Edit: I mean, falls inside the first non-central maximum.

5. Jul 1, 2013

PsychonautQQ

I don't think this is quite what I'm looking for. The relationship you are talking about between the angle and slit width is definitely on the right track but i don't know if there's a way i can get a numerical ratio from that diagram.

6. Jul 1, 2013

haruspex

You're right, that approach is too crude to get the desired answer. Looks like we need a general expression for the intensity at angle θ which takes into account both w and d. The equations at http://hyperphysics.phy-astr.gsu.edu/hbase/phyopt/slits.html#c1 and http://hyperphysics.phy-astr.gsu.edu/hbase/phyopt/sinint.html#c1 should help. I see where the 3 would come from, but I haven't cracked it yet.

7. Jul 2, 2013

ehild

Try these
http://www.ualberta.ca/~pogosyan/teaching/PHYS_130/FALL_2010/lectures/lect35/lecture35.html
http://www.ualberta.ca/~pogosyan/teaching/PHYS_130/FALL_2010/lectures/lect36/lecture36.html
In case of a single slit, the diffracted intensity changes with θ as

$$I=I_0\left(\frac{\sin\left(\pi \frac{w}{\lambda} \sin\theta\right)}{\pi \frac{w}{\lambda} \sin\theta}\right)^2$$
The amplitude of the double-slit pattern is modulated by the single-slit one, which has its minima at sin(θ)=±mλ/w, m=1,2,3,4...while the maxima of the double-slit interference pattern are at sin(θ)=±kλ/d, k=0,1,2,3,... The maximum of the interference pattern is missing if it is at the minimum of the single-slit pattern.

ehild

8. Jul 2, 2013

haruspex

That was the basis of my initial responses, but it seems to me that gives w = d, not the target result, so I thought there must be a subtlety I was missing.
Having thought about it further, as w increases the first non-central maximum will move closer to the centre. The double-slit minima won't move. So there continues to be that 'second' maximum, merely in a different place.

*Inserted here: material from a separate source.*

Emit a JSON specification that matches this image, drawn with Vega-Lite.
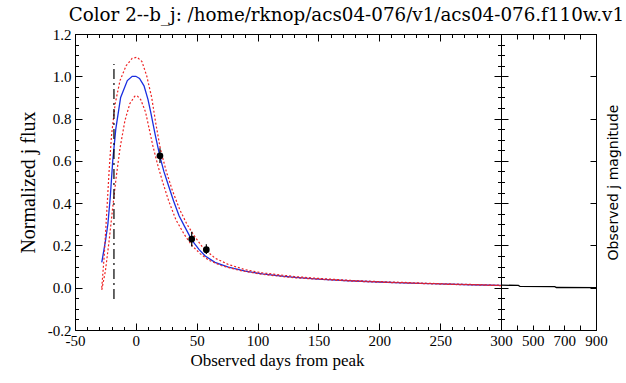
{
  "$schema": "https://vega.github.io/schema/vega-lite/v6.json",
  "background": "white",
  "padding": {"left": 17, "top": 6, "right": 2, "bottom": 4},
  "spacing": 0,
  "bounds": "flush",
  "title": {"text": "Color 2--b_j: /home/rknop/acs04-076/v1/acs04-076.f110w.v1", "font": "DejaVu Serif", "fontSize": 18.3, "fontWeight": "normal", "color": "black", "anchor": "start", "dx": 51, "offset": 1},
  "datasets": {
    "fit": [
      {"day": -28, "flux": 0.12}, {"day": -25, "flux": 0.22}, {"day": -23, "flux": 0.3}, {"day": -21, "flux": 0.43},
      {"day": -19, "flux": 0.6}, {"day": -16.5, "flux": 0.75}, {"day": -12.5, "flux": 0.9}, {"day": -7, "flux": 0.98},
      {"day": -3, "flux": 1.0}, {"day": 0, "flux": 1.0}, {"day": 3, "flux": 0.99}, {"day": 6.7, "flux": 0.955},
      {"day": 10, "flux": 0.89}, {"day": 12.2, "flux": 0.83}, {"day": 16, "flux": 0.72}, {"day": 19.8, "flux": 0.62},
      {"day": 23, "flux": 0.55}, {"day": 27, "flux": 0.48}, {"day": 31, "flux": 0.41}, {"day": 35.5, "flux": 0.34},
      {"day": 40, "flux": 0.29}, {"day": 46, "flux": 0.225}, {"day": 52, "flux": 0.18}, {"day": 57, "flux": 0.15},
      {"day": 65, "flux": 0.12}, {"day": 76, "flux": 0.097}, {"day": 90, "flux": 0.078}, {"day": 104, "flux": 0.065},
      {"day": 120, "flux": 0.055}, {"day": 131, "flux": 0.049}, {"day": 150, "flux": 0.041}, {"day": 175, "flux": 0.033},
      {"day": 200, "flux": 0.027}, {"day": 225, "flux": 0.022}, {"day": 250, "flux": 0.018}, {"day": 275, "flux": 0.014},
      {"day": 300, "flux": 0.011}
    ],
    "upper": [
      {"day": -28, "flux": 0.0}, {"day": -26, "flux": 0.15}, {"day": -24, "flux": 0.35}, {"day": -22, "flux": 0.55},
      {"day": -20, "flux": 0.72}, {"day": -17, "flux": 0.87}, {"day": -13, "flux": 0.98}, {"day": -8, "flux": 1.05},
      {"day": -3, "flux": 1.085}, {"day": 1, "flux": 1.09}, {"day": 5, "flux": 1.07}, {"day": 9, "flux": 1.0},
      {"day": 13, "flux": 0.9}, {"day": 16.3, "flux": 0.78}, {"day": 20, "flux": 0.66}, {"day": 25, "flux": 0.55},
      {"day": 30, "flux": 0.46}, {"day": 36, "flux": 0.37}, {"day": 42, "flux": 0.3}, {"day": 48, "flux": 0.245},
      {"day": 55, "flux": 0.19}, {"day": 65, "flux": 0.14}, {"day": 76, "flux": 0.11}, {"day": 90, "flux": 0.085},
      {"day": 104, "flux": 0.07}, {"day": 130, "flux": 0.053}, {"day": 150, "flux": 0.044}, {"day": 175, "flux": 0.035},
      {"day": 200, "flux": 0.029}, {"day": 250, "flux": 0.019}, {"day": 300, "flux": 0.012}
    ],
    "lower": [
      {"day": -28, "flux": -0.01}, {"day": -25, "flux": 0.08}, {"day": -22, "flux": 0.22}, {"day": -19, "flux": 0.38},
      {"day": -16, "flux": 0.53}, {"day": -13, "flux": 0.66}, {"day": -9, "flux": 0.79}, {"day": -5, "flux": 0.87},
      {"day": -1, "flux": 0.905}, {"day": 1, "flux": 0.908}, {"day": 4, "flux": 0.89}, {"day": 8, "flux": 0.83},
      {"day": 11, "flux": 0.75}, {"day": 14, "flux": 0.67}, {"day": 18, "flux": 0.58}, {"day": 22, "flux": 0.5},
      {"day": 27, "flux": 0.41}, {"day": 33, "flux": 0.32}, {"day": 40, "flux": 0.25}, {"day": 46, "flux": 0.2},
      {"day": 53, "flux": 0.16}, {"day": 60, "flux": 0.13}, {"day": 70, "flux": 0.105}, {"day": 85, "flux": 0.082},
      {"day": 104, "flux": 0.063}, {"day": 130, "flux": 0.047}, {"day": 150, "flux": 0.04}, {"day": 175, "flux": 0.032},
      {"day": 200, "flux": 0.026}, {"day": 250, "flux": 0.017}, {"day": 300, "flux": 0.01}
    ],
    "peakline": [{"day": -18, "lo": -0.053, "hi": 1.058}],
    "obs": [
      {"day": 19.8, "flux": 0.624, "lo": 0.59, "hi": 0.66},
      {"day": 45.9, "flux": 0.23, "lo": 0.195, "hi": 0.265},
      {"day": 57.9, "flux": 0.18, "lo": 0.16, "hi": 0.205}
    ],
    "late": [
      {"day": 300, "flux": 0.012}, {"day": 410, "flux": 0.011}, {"day": 420, "flux": 0.006},
      {"day": 640, "flux": 0.005}, {"day": 650, "flux": 0.001}, {"day": 900, "flux": 0.0}
    ]
  },
  "hconcat": [
    {
      "width": 426,
      "height": 296,
      "resolve": {"axis": {"x": "independent", "y": "independent"}},
      "layer": [
        {
          "data": {"name": "fit"},
          "mark": {"type": "line", "color": "#1a2ee0", "strokeWidth": 1.3},
          "encoding": {
            "x": {"field": "day", "type": "quantitative", "scale": {"domain": [-50, 300], "nice": false, "zero": false},
              "axis": {"orient": "bottom", "values": [-50, 0, 50, 100, 150, 200, 250, 300], "tickSize": 7, "offset": -7,
                "labelExpr": "'' + datum.value", "labelPadding": 3,
                "title": "Observed days from peak", "titlePadding": 4, "titleX": 202, "titleAlign": "center"}},
            "y": {"field": "flux", "type": "quantitative", "scale": {"domain": [-0.2, 1.2], "nice": false, "zero": false},
              "axis": {"orient": "left", "values": [-0.2, 0, 0.2, 0.4, 0.6, 0.8, 1, 1.2], "tickSize": 7, "offset": -7,
                "labelExpr": "(datum.value < 0 ? '-' : '') + format(abs(datum.value), '.1f')", "labelPadding": 4,
                "title": "Normalized j flux", "titleFontSize": 20, "titlePadding": 9}}
          }
        },
        {
          "data": {"name": "upper"},
          "mark": {"type": "line", "color": "#ee2222", "strokeWidth": 1.2, "strokeDash": [2, 2]},
          "encoding": {
            "x": {"field": "day", "type": "quantitative", "scale": {"domain": [-50, 300], "nice": false, "zero": false},
              "axis": {"orient": "top", "values": [-50, 0, 50, 100, 150, 200, 250, 300], "tickSize": 7, "offset": -7, "labels": false, "title": null}},
            "y": {"field": "flux", "type": "quantitative", "scale": {"domain": [-0.2, 1.2], "nice": false, "zero": false},
              "axis": {"orient": "right", "values": [-0.2, 0, 0.2, 0.4, 0.6, 0.8, 1, 1.2], "tickSize": 7, "offset": -7, "labels": false, "title": null}}
          }
        },
        {
          "data": {"name": "lower"},
          "mark": {"type": "line", "color": "#ee2222", "strokeWidth": 1.2, "strokeDash": [2, 2]},
          "encoding": {
            "x": {"field": "day", "type": "quantitative", "scale": {"domain": [-50, 300], "nice": false, "zero": false},
              "axis": {"orient": "bottom", "values": [-40,-30,-20,-10,10,20,30,40,60,70,80,90,110,120,130,140,160,170,180,190,210,220,230,240,260,270,280,290],
                "tickSize": 3.5, "offset": -3.5, "labels": false, "title": null}},
            "y": {"field": "flux", "type": "quantitative", "scale": {"domain": [-0.2, 1.2], "nice": false, "zero": false},
              "axis": {"orient": "left", "values": [-0.15,-0.1,-0.05,0.05,0.1,0.15,0.25,0.3,0.35,0.45,0.5,0.55,0.65,0.7,0.75,0.85,0.9,0.95,1.05,1.1,1.15],
                "tickSize": 3.5, "offset": -3.5, "labels": false, "title": null}}
          }
        },
        {
          "data": {"name": "fit"},
          "mark": {"type": "line", "color": "black", "strokeOpacity": 0},
          "encoding": {
            "x": {"field": "day", "type": "quantitative", "scale": {"domain": [-50, 300], "nice": false, "zero": false},
              "axis": {"orient": "top", "values": [-40,-30,-20,-10,10,20,30,40,60,70,80,90,110,120,130,140,160,170,180,190,210,220,230,240,260,270,280,290],
                "tickSize": 3.5, "offset": -3.5, "labels": false, "title": null}},
            "y": {"field": "flux", "type": "quantitative", "scale": {"domain": [-0.2, 1.2], "nice": false, "zero": false},
              "axis": {"orient": "right", "values": [-0.15,-0.1,-0.05,0.05,0.1,0.15,0.25,0.3,0.35,0.45,0.5,0.55,0.65,0.7,0.75,0.85,0.9,0.95,1.05,1.1,1.15],
                "tickSize": 3.5, "offset": -3.5, "labels": false, "title": null}}
          }
        },
        {
          "data": {"name": "peakline"},
          "mark": {"type": "rule", "color": "black", "strokeWidth": 1.2, "strokeDash": [10, 4, 2, 4]},
          "encoding": {
            "x": {"field": "day", "type": "quantitative",
              "axis": {"orient": "bottom", "domain": true, "domainColor": "black", "domainWidth": 1, "ticks": false, "labels": false, "title": null}},
            "y": {"field": "lo", "type": "quantitative",
              "axis": {"orient": "left", "domain": true, "domainColor": "black", "domainWidth": 1, "ticks": false, "labels": false, "title": null}},
            "y2": {"field": "hi"}
          }
        },
        {
          "data": {"name": "obs"},
          "mark": {"type": "rule", "color": "black", "strokeWidth": 1.2},
          "encoding": {
            "x": {"field": "day", "type": "quantitative",
              "axis": {"orient": "top", "domain": true, "domainColor": "black", "domainWidth": 1, "ticks": false, "labels": false, "title": null}},
            "y": {"field": "lo", "type": "quantitative",
              "axis": {"orient": "right", "domain": true, "domainColor": "black", "domainWidth": 1, "ticks": false, "labels": false, "title": null}},
            "y2": {"field": "hi"}
          }
        },
        {
          "data": {"name": "obs"},
          "mark": {"type": "point", "filled": true, "color": "black", "size": 45, "opacity": 1},
          "encoding": {
            "x": {"field": "day", "type": "quantitative", "axis": null},
            "y": {"field": "flux", "type": "quantitative", "axis": null}
          }
        }
      ]
    },
    {
      "width": 95,
      "height": 296,
      "resolve": {"axis": {"x": "independent", "y": "independent"}},
      "layer": [
        {
          "data": {"name": "late"},
          "mark": {"type": "line", "color": "black", "strokeWidth": 1.3},
          "encoding": {
            "x": {"field": "day", "type": "quantitative", "scale": {"domain": [300, 900], "nice": false, "zero": false},
              "axis": {"orient": "bottom", "values": [300,400,500,600,700,800,900], "tickSize": 5, "offset": -5,
                "labelExpr": "datum.value == 500 || datum.value == 700 || datum.value == 900 ? '' + datum.value : ''",
                "labelPadding": 3, "title": null}},
            "y": {"field": "flux", "type": "quantitative", "scale": {"domain": [-0.2, 1.2], "nice": false, "zero": false},
              "axis": {"orient": "left", "values": [-0.2, 0, 0.2, 0.4, 0.6, 0.8, 1, 1.2], "tickSize": 7, "offset": -7, "labels": false, "title": null}}
          }
        },
        {
          "data": {"name": "late"},
          "mark": {"type": "line", "color": "black", "strokeOpacity": 0},
          "encoding": {
            "x": {"field": "day", "type": "quantitative", "scale": {"domain": [300, 900], "nice": false, "zero": false},
              "axis": {"orient": "top", "values": [300,400,500,600,700,800,900], "tickSize": 5, "offset": -5, "labels": false, "title": null}},
            "y": {"field": "flux", "type": "quantitative", "scale": {"domain": [-0.2, 1.2], "nice": false, "zero": false},
              "axis": {"orient": "right", "values": [-0.2, 0, 0.2, 0.4, 0.6, 0.8, 1, 1.2], "tickSize": 6, "offset": -6, "labels": false,
                "title": "Observed j magnitude", "titleAngle": 270, "titleFont": "DejaVu Sans", "titleFontSize": 14, "titlePadding": 24}}
          }
        },
        {
          "data": {"name": "late"},
          "mark": {"type": "line", "color": "black", "strokeOpacity": 0},
          "encoding": {
            "x": {"field": "day", "type": "quantitative", "scale": {"domain": [300, 900], "nice": false, "zero": false},
              "axis": {"orient": "bottom", "domain": true, "domainColor": "black", "domainWidth": 1, "ticks": false, "labels": false, "title": null}},
            "y": {"field": "flux", "type": "quantitative", "scale": {"domain": [-0.2, 1.2], "nice": false, "zero": false},
              "axis": {"orient": "left", "values": [-0.15,-0.1,-0.05,0.05,0.1,0.15,0.25,0.3,0.35,0.45,0.5,0.55,0.65,0.7,0.75,0.85,0.9,0.95,1.05,1.1,1.15],
                "tickSize": 3.5, "offset": -3.5, "labels": false, "title": null}}
          }
        },
        {
          "data": {"name": "late"},
          "mark": {"type": "line", "color": "black", "strokeOpacity": 0},
          "encoding": {
            "x": {"field": "day", "type": "quantitative", "scale": {"domain": [300, 900], "nice": false, "zero": false},
              "axis": {"orient": "top", "domain": true, "domainColor": "black", "domainWidth": 1, "ticks": false, "labels": false, "title": null}},
            "y": {"field": "flux", "type": "quantitative", "scale": {"domain": [-0.2, 1.2], "nice": false, "zero": false},
              "axis": {"orient": "right", "domain": true, "domainColor": "black", "domainWidth": 1, "ticks": false, "labels": false, "title": null}}
          }
        },
        {
          "data": {"name": "late"},
          "mark": {"type": "line", "color": "black", "strokeOpacity": 0},
          "encoding": {
            "x": {"field": "day", "type": "quantitative", "scale": {"domain": [300, 900], "nice": false, "zero": false}, "axis": null},
            "y": {"field": "flux", "type": "quantitative", "scale": {"domain": [-0.2, 1.2], "nice": false, "zero": false},
              "axis": {"orient": "left", "domain": true, "domainColor": "black", "domainWidth": 1, "ticks": false, "labels": false, "title": null}}
          }
        }
      ]
    }
  ],
  "config": {
    "view": {"stroke": "black", "strokeWidth": 1},
    "axis": {"domain": false, "grid": false, "ticks": true, "tickColor": "black", "tickWidth": 1,
      "labelColor": "black", "titleColor": "black", "labelFont": "Liberation Serif", "labelFontSize": 15,
      "titleFont": "Liberation Serif", "titleFontSize": 17, "titleFontWeight": "normal",
      "labelOverlap": false, "labelFlush": false, "labelBound": false}
  }
}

Notice what happens when the first single slit minimum moves inside the second double slit minimum (w=d/4). At that point, we get an extra maximum.
I plotted up the intensity function from your link. Can't see the disappearance indicated.
Then again, the question says "an interference maximum", but I can't see that is going to give the desired answer either.

9. Jul 2, 2013

ehild

At the singe slit minima, the intensity is zero. If the double-slit interference maximum falls to that place, it would be missing.

I don't get you. The intensities do not add up: The interference pattern is modulated by the diffraction pattern. At the place of the diffraction minimum, the intensity is zero.

Now, the problem says that one interference maximum is missing. That means the second diffraction minimum does not appear (it would result in sinθ>1) So the position where the interference maximum is missing is at m=1. dsinθ=kλ and wsinθ=1*λ, so d/w=k. In case d=w as you suggested, it would not be a double slit but a single one. The slits would touch each other.

In the second picture, the small bright dots are the interference extrema. See where they are missing.

ehild

Last edited: Jul 2, 2013
10. Jul 2, 2013

haruspex

If you start with the theoretical case of infinitesimal slits, the maxima are at certain positions. As soon as the slit width is taken to be nonzero, the maxima (except for the central one) will not fall at the same locations; they all migrate a little towards the centre. I don't see that being reasonably described as their having gone missing. The number of maxima between the centre and the first single slit minimum does not, at first, change.
For a given width of slit, w, if you look at sufficiently distant maxima, one of the single slit minima will have passed through one of the original double slit minima. This creates additional maxima, but all the old maxima are still there - just displaced.
I attach a chart of the intensity curves as the width increases from 0.2d (top curve) to 0.8d between the first and second double slit minima. x-axis is d.sin(θ)π/λ from 1.1 to 5.95, so this shows the first two double slit minima. Note how the maximum in between migrates leftwards; in the bottom curve you can see a new maximum just starting to rise at the 65th datapoint.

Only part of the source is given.